The name alone conjures up the image of a soulful cat, while the man's hat
collection invokes envy among men. His music? Call it what you want–country-punk, neo-folk,
alt-bluegrass–there’s a simple wisdom in his lyrics, while his accompanists, the War Eagles, provide the stomp.
In support of his recently released album, Be Set Free, Langhorne Slim toured steadily throughout 2009, with notable stops along the way including the legendary Newport Folk
Festival and Lollapalooza. Before heading to Europe for a string of dates, we
met up with him at the Chameleon Club in Lancaster, Pennsylvania and strolled
around the hip downtown area chatting along the way about his stage name, the
Phillies, and life beyond the Big Apple.
Langhorne Slim, it’s a catchy name. I lived in NYC for
a long time and I remember seeing the name around town and not knowing anything
about you or your music, but being curious. I know you’re from Langhorne, PA,
but how’d you come up with the name and why?
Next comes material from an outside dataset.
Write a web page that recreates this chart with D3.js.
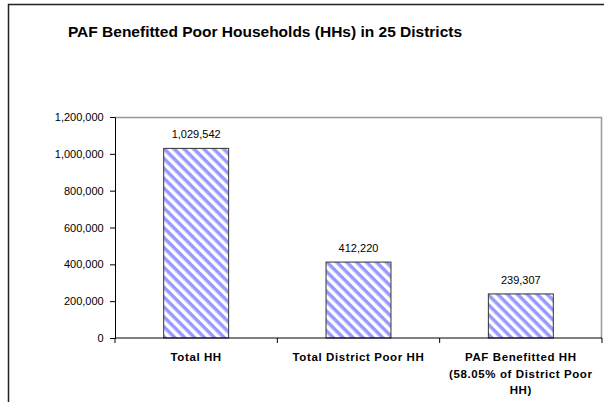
<!DOCTYPE html>
<html>
<head>
<meta charset="utf-8">
<script src="https://cdn.jsdelivr.net/npm/d3@7"></script>
<style>
  body { margin: 0; background: #fff; }
  text { font-family: "Liberation Sans", Arial, sans-serif; }
</style>
</head>
<body>
<div id="chart-container"></div>
<script>
// data
const categories = ["Total HH", "Total District Poor HH", "PAF Benefitted HH (58.05% of District Poor HH)"];
const categoryLines = [["Total HH"], ["Total District Poor HH"], ["PAF Benefitted HH", "(58.05% of District Poor", "HH)"]];
const values = [1029542, 412220, 239307];
const yTicks = [0, 200000, 400000, 600000, 800000, 1000000, 1200000];

const margin = { top: 117, right: 2, bottom: 64, left: 115 };
const width = 604 - margin.left - margin.right;
const height = 402 - margin.top - margin.bottom;

const svg = d3.select("#chart-container")
  .append("svg")
    .attr("width", 604)
    .attr("height", 402);

// stripe pattern
const pat = svg.append("defs").append("pattern")
    .attr("id", "stripes")
    .attr("patternUnits", "userSpaceOnUse")
    .attr("width", 7)
    .attr("height", 7)
    .attr("patternTransform", "rotate(45)");
pat.append("rect").attr("width", 7).attr("height", 7).attr("fill", "#fff");
pat.append("rect").attr("width", 7).attr("height", 3.5).attr("fill", "#9999ff");

// outer frame
svg.append("rect")
    .attr("x", 8.5).attr("y", 4.5)
    .attr("width", 620).attr("height", 420)
    .attr("fill", "none")
    .attr("stroke", "#222")
    .attr("stroke-width", 1.5);

svg.append("text")
    .attr("x", 265)
    .attr("y", 37)
    .attr("text-anchor", "middle")
    .style("font-size", "15.5px")
    .style("font-weight", "bold")
    .text("PAF Benefitted Poor Households (HHs) in 25 Districts");

const g = svg.append("g")
    .attr("transform", `translate(${margin.left},${margin.top})`);

const x = d3.scaleBand()
    .domain(categories)
    .range([0, width])
    .paddingInner(0.6)
    .paddingOuter(0.3);

const y = d3.scaleLinear()
    .domain([0, 1200000])
    .range([height, 0]);

// plot area border (top/right)
g.append("path")
    .attr("d", `M0,0.5H${width - 0.5}V${height}`)
    .attr("fill", "none")
    .attr("stroke", "#999")
    .attr("stroke-width", 1.5);

// bars
g.selectAll(".bar")
  .data(values)
  .join("rect")
    .attr("class", "bar")
    .attr("x", (d, i) => x(categories[i]))
    .attr("y", d => y(d))
    .attr("width", x.bandwidth())
    .attr("height", d => height - y(d))
    .attr("fill", "url(#stripes)")
    .attr("stroke", "#333")
    .attr("stroke-width", 1);

// value labels
g.selectAll(".val")
  .data(values)
  .join("text")
    .attr("class", "val")
    .attr("x", (d, i) => x(categories[i]) + x.bandwidth() / 2)
    .attr("y", d => y(d) - 10)
    .attr("text-anchor", "middle")
    .style("font-size", "11px")
    .text(d3.format(","));

// y-axis
const yAxis = g.append("g")
    .call(d3.axisLeft(y).tickValues(yTicks).tickFormat(d3.format(",")).tickSize(5).tickSizeOuter(0));
yAxis.select(".domain").attr("stroke", "#000");
yAxis.selectAll("text").style("font-size", "11px").style("font-family", "Liberation Sans, Arial, sans-serif").attr("fill", "#000").attr("dx", "-0.3em");

// x-axis with ticks between categories
const xb = g.append("g")
    .attr("transform", `translate(0,${height})`);
xb.append("line")
    .attr("x1", 0).attr("x2", width)
    .attr("stroke", "#000");
const step = width / categories.length;
xb.selectAll(".sep")
  .data(d3.range(categories.length + 1))
  .join("line")
    .attr("class", "sep")
    .attr("x1", d => d * step).attr("x2", d => d * step)
    .attr("y1", 0).attr("y2", 5)
    .attr("stroke", "#000");

xb.selectAll(".cat")
  .data(categoryLines)
  .join("text")
    .attr("class", "cat")
    .attr("text-anchor", "middle")
    .style("font-size", "11.5px")
    .style("font-weight", "bold")
    .style("letter-spacing", "0.6px")
    .attr("transform", (d, i) => `translate(${x(categories[i]) + x.bandwidth() / 2},23)`)
  .selectAll("tspan")
  .data(d => d)
  .join("tspan")
    .attr("x", 0)
    .attr("dy", (d, i) => i === 0 ? 0 : 16.7)
    .text(d => d);
</script>
</body>
</html>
I knew I was going to be heading to New York and had
big dreams of being a well-known musician… New York seemed oh so magical back
then. I don’t know, some of my music is influenced by blues music or early
American roots music, but it’s not all I do or anything. But, I was listening
to a lot of that music. I kind of thought it was cool to give yourself this
nickname or stage name, an alias. And so, when I first moved to New York, I
started introducing myself as Langhorne, and people would gladly call me it
[laughing]. Then as people started caring about my music and coming up to me,
I’d introduce myself and people would say, ‘come on, what’s your real name?' I’m pleased to
introduce myself as Sean and my music as Langhorne Slim.
You spared yourself the grueling process of having to
pick a band name.
I figured I’d just give myself a cool stage name, a
name that I thought would set me apart from other singers and songwriters since
I was doing a lot of open mics at the time [Sidewalk Café, Bowery Poetry Club].
If there’s any part of it that I don’t really like, it’s that people sometimes
assume it’s going to be a certain kind of music because of the name. I’m not
trying to trick people. They should listen and then form their own opinion.
Your song “Worries” was featured in a Travelers
Insurance commercial. I think I
saw it during the World Series. How’d that come about?
Very randomly. At the time I wasn’t working with any
company trying to get songs in advertisements or in films or anything like
that, and they contacted my manager Frank. He came to me, and I wasn’t exactly
like 'oh great!', but then we didn’t hear anything about it for months. I sort of
forgot about it. I got a call from Frank while I was on tour and he said, “if
you want it you got it.” I’m assuming you’re curious about how I feel about
People are so crazy sometimes. They have very extreme
feelings when talking about “selling out”–all any of us are trying to do is get
our music out there, connect with more people, and sure, also make a living
doing it. When I first heard the music of bands I like in advertisements,
depending on what it was and the look of the ad, it struck me as a little
strange. For me, growing up and writing music, this wasn’t on the list of
mountains I want to climb, but it’s turned into something that’s been pretty
cool. A lot of people have gotten to hear it. You’re forced to hear it because
most of us watch some television. So, I don’t regret doing it. I don’t know how
many more I would do given the opportunity, but I don’t know that I wouldn’t.
Are you a Phillies fan?
Yes! A big one, definitely.
I saw you got to sing “God Bless America” at Citizens
Bank Park, what was that like?
Terrifying. I don’t even really enjoy karaoke, I get nervous in a karaoke bar. It’s
one thing when I’m performing my songs, I have a better grasp on them, but
something like “God Bless America?”
A million people have sang it before and I don’t really view myself as
that kind of singer. I want to be a good singer and want to be thought of as
one, but I don’t know. If they had asked me to sing the “Star-Spangled Banner”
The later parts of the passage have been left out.